Alright. The Quirang. We hiked along the bottom of a set of cliffs, through large rock formations, across rocky meadows, through tangled heather, over stone walls, up a vast, steep hill and back across the top of the cliffs we started under. All of this took place just a few thousand feet from the sea that separates Skye and Scotland. And if you strained your eyes just a little, you could see the shadows of the Highland hills of the mainland towering over the opposite shore. Around every corner a new landscape appeared, even more awe-inspiring than the one before it. The view from the trail was epic. Epic is the only way I can think to sum it up. Our talk as we climbed went back and forth between these three statements:

1. Wow.
2. This is unreal.
3. I think that spot right...there...is where I'm building my castle.

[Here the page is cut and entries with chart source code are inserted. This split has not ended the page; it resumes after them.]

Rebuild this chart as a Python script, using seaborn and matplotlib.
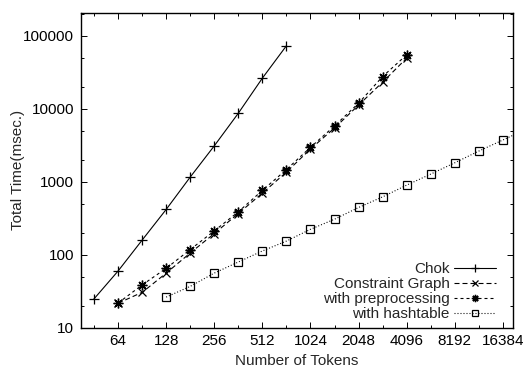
import matplotlib
matplotlib.use("Agg")
import matplotlib.pyplot as plt
import matplotlib.ticker as mticker
import seaborn as sns
import pandas as pd

# token counts (sqrt(2) steps)
tokens = [45, 64, 91, 128, 181, 256, 362, 512, 724, 1024, 1448, 2048,
          2896, 4096, 5793, 8192, 11585, 16384, 23170]

chok = [24.3, 59.4, 160, 415, 1153, 3090, 8650, 26200, 72800]
constraint_graph = [21.5, 30.5, 55.6, 105, 194, 365, 695, 1350, 2800,
                    5430, 11200, 23100, 49300]
preprocessing = [21.6, 38.6, 64.7, 117, 211, 385, 757, 1462, 2953,
                 5790, 11880, 27600, 54800]
hashtable = [26.1, 36.6, 55.7, 79, 112, 153, 222, 305, 442, 618, 895,
             1268, 1812, 2624, 3720, 5300]

x_ticklabels = [64, 128, 256, 512, 1024, 2048, 4096, 8192, 16384]
y_ticklabels = [10, 100, 1000, 10000, 100000]

sns.set_theme(style="ticks")
plt.rcParams["font.family"] = ["Liberation Sans", "DejaVu Sans"]
plt.rcParams["font.size"] = 11

fig = plt.figure(figsize=(5.24, 3.71), dpi=100)
ax = fig.add_axes([81 / 524, 1 - 327.5 / 371, (513 - 81) / 524, (327.5 - 13.3) / 371])

df_chok = pd.DataFrame({"tokens": tokens[0:9], "time": chok})
df_cg = pd.DataFrame({"tokens": tokens[1:14], "time": constraint_graph})
df_pre = pd.DataFrame({"tokens": tokens[1:14], "time": preprocessing})
df_hash = pd.DataFrame({"tokens": tokens[3:19], "time": hashtable})

lw = 0.8
sns.lineplot(data=df_chok, x="tokens", y="time", ax=ax, color="black", lw=lw,
             marker="+", markersize=7, mew=0.9, mec="black", label="Chok")
sns.lineplot(data=df_cg, x="tokens", y="time", ax=ax, color="black", lw=lw,
             linestyle=(0, (4.5, 2.7)),
             marker="x", markersize=6, mew=0.9, mec="black", label="Constraint Graph")
sns.lineplot(data=df_pre, x="tokens", y="time", ax=ax, color="black", lw=lw,
             linestyle=(0, (2.7, 2.7)),
             marker=(8, 2, 0), markersize=7, mew=1.0, mec="black",
             label="with preprocessing")
sns.lineplot(data=df_hash, x="tokens", y="time", ax=ax, color="black", lw=lw,
             linestyle=(0, (0.9, 1.8)),
             marker="s", markersize=6, mfc="none", mec="black", mew=0.9,
             label="with hashtable")

ax.set_xscale("log", base=2)
ax.set_yscale("log")
ax.set_xlim(2 ** 5.23, 2 ** 14.21)
ax.set_ylim(10, 203000)

ax.set_xticks(x_ticklabels)
ax.set_xticklabels([str(v) for v in x_ticklabels])
ax.xaxis.set_minor_locator(mticker.LogLocator(base=2, subs=(2 ** 0.5,)))
ax.xaxis.set_minor_formatter(mticker.NullFormatter())
ax.set_yticks(y_ticklabels)
ax.set_yticklabels([str(v) for v in y_ticklabels])
ax.yaxis.set_minor_locator(mticker.LogLocator(base=10, subs=(2, 5)))
ax.yaxis.set_minor_formatter(mticker.NullFormatter())

ax.tick_params(which="both", direction="in", top=True, right=True,
               colors="black", width=0.7, labelsize=11)
ax.tick_params(which="major", length=4, pad=5)
ax.tick_params(which="minor", length=2.2)
for s in ax.spines.values():
    s.set_visible(True)
    s.set_linewidth(1.0)
    s.set_color("black")

ax.set_xlabel("Number of Tokens", fontsize=11, labelpad=4)
ax.set_ylabel("Total Time(msec.)", fontsize=11, labelpad=-1.5)
ax.grid(False)

ax.legend(loc="lower right", markerfirst=False, frameon=False, fontsize=11,
          handlelength=2.7, handletextpad=0.3, labelspacing=0.07,
          borderaxespad=0.0, bbox_to_anchor=(0.974, 0.0), markerscale=0.75)

fig.savefig("out.png", dpi=100)
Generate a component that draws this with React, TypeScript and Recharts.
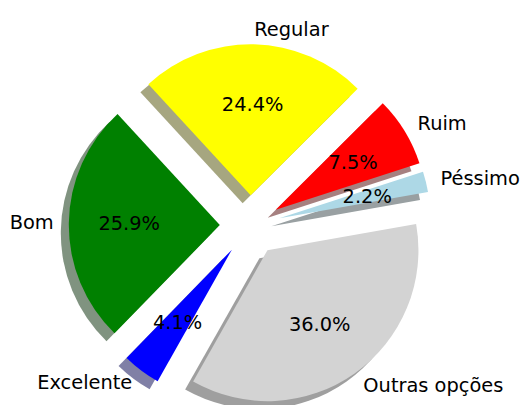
import { PieChart, Pie, Cell } from 'recharts'

const categories = ['Péssimo', 'Ruim', 'Regular', 'Bom', 'Excelente', 'Outras opções']
const percentages = [2.2, 7.5, 24.4, 25.9, 4.1, 36.0]
const colors = ['#add8e6', '#ff0000', '#ffff00', '#008000', '#0000ff', '#d3d3d3']

const data = categories.map((name, i) => ({ name, value: percentages[i] }))

const CX = 250
const CY = 225.5
const R = 151
const EXPLODE = 0.2 * R
const START = 10
const SHADOW_DX = -8
const SHADOW_DY = 8
const RADIAN = Math.PI / 180
const FONT = '"DejaVu Sans", sans-serif'
const FONT_SIZE = 19.4

const total = percentages.reduce((a, b) => a + b, 0)
const midAngles = percentages.map(
  (v, i) => START + ((percentages.slice(0, i).reduce((a, b) => a + b, 0) + v / 2) / total) * 360
)

// matplotlib shadow: 0.3 * facecolor at alpha 0.5 over white
function shade(hex: string) {
  const n = parseInt(hex.slice(1), 16)
  const c = [(n >> 16) & 255, (n >> 8) & 255, n & 255].map((v) => Math.round(127.5 + 0.15 * v))
  return `rgb(${c[0]},${c[1]},${c[2]})`
}

function center(i: number, dx = 0, dy = 0) {
  const a = midAngles[i] * RADIAN
  return { cx: CX + EXPLODE * Math.cos(a) + dx, cy: CY - EXPLODE * Math.sin(a) + dy }
}

function renderLabel(props: any) {
  const { midAngle, percent, name, index } = props
  const a = midAngle * RADIAN
  const ex = CX + EXPLODE * Math.cos(a)
  const ey = CY - EXPLODE * Math.sin(a)
  const lx = ex + 1.1 * R * Math.cos(a)
  const ly = ey - 1.1 * R * Math.sin(a)
  const px = ex + 0.6 * R * Math.cos(a)
  const py = ey - 0.6 * R * Math.sin(a)
  return (
    <g key={'lbl' + index}>
      <text x={lx} y={ly} textAnchor={lx > CX ? 'start' : 'end'} dominantBaseline="central"
        fill="#000" fontSize={FONT_SIZE} fontFamily={FONT}>
        {name}
      </text>
      <text x={px} y={py} textAnchor="middle" dominantBaseline="central"
        fill="#000" fontSize={FONT_SIZE} fontFamily={FONT}>
        {(percent * 100).toFixed(1)}%
      </text>
    </g>
  )
}

export default function App() {
  return (
    <div style={{ position: 'absolute', left: 0, top: 0, background: '#fff' }}>
      <PieChart width={525} height={405} margin={{ top: 0, right: 0, bottom: 0, left: 0 }}>
        {data.map((_, i) => (
          <Pie key={'s' + i} data={data} dataKey="value" {...center(i, SHADOW_DX, SHADOW_DY)}
            outerRadius={R} startAngle={START} endAngle={START + 360}
            stroke="none" isAnimationActive={false}>
            {data.map((d, j) => (
              <Cell key={d.name} fill={j === i ? shade(colors[j]) : 'none'} stroke="none" />
            ))}
          </Pie>
        ))}
        {data.map((_, i) => (
          <Pie key={'w' + i} data={data} dataKey="value" {...center(i)}
            outerRadius={R} startAngle={START} endAngle={START + 360}
            stroke="none" isAnimationActive={false}>
            {data.map((d, j) => (
              <Cell key={d.name} fill={j === i ? colors[j] : 'none'} stroke="none" />
            ))}
          </Pie>
        ))}
        <Pie data={data} dataKey="value" nameKey="name" cx={CX} cy={CY}
          outerRadius={R} startAngle={START} endAngle={START + 360}
          stroke="none" fill="none" labelLine={false} label={renderLabel}
          isAnimationActive={false}>
          {data.map((d) => (
            <Cell key={d.name} fill="none" stroke="none" />
          ))}
        </Pie>
      </PieChart>
    </div>
  )
}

But an even greater variety of commentaries were constantly being carried on in my mind. With each new view, my desire to share the sight with the people I love back home grew. I've made friends on this trip, don't get me wrong. And it was great experiencing such a surreal, breathtaking thing with them. But the more I see of Scotland, and the more I saw that day, the more I wanted to snap my fingers and have you appear there with me. Yes, you. If you're reading this, then I probably thought of you at some point that day.

Needless to say I didn't want the hike to end. Maybe it was tiring. I don't even recall. What I do recall is that each time we had to stop to wait for group members to catch up, I would pick a sturdy looking rock, usually coated in heather, to sit on and just stare at my surroundings in disbelief. The view from the cliff and below the cliff included a small village nestled beneath the Quiraing, by the sea. But just as I was in St Andrews, I was struck with the recognition that these human creations seemed so...insignificant. Pathetic, even, in the wake of the landscape that God has crafted. Essentially, God is amazing.

And on that note, I think I will end this account of my weekend, because that's really what I took from it. And that's what you should take from it, too.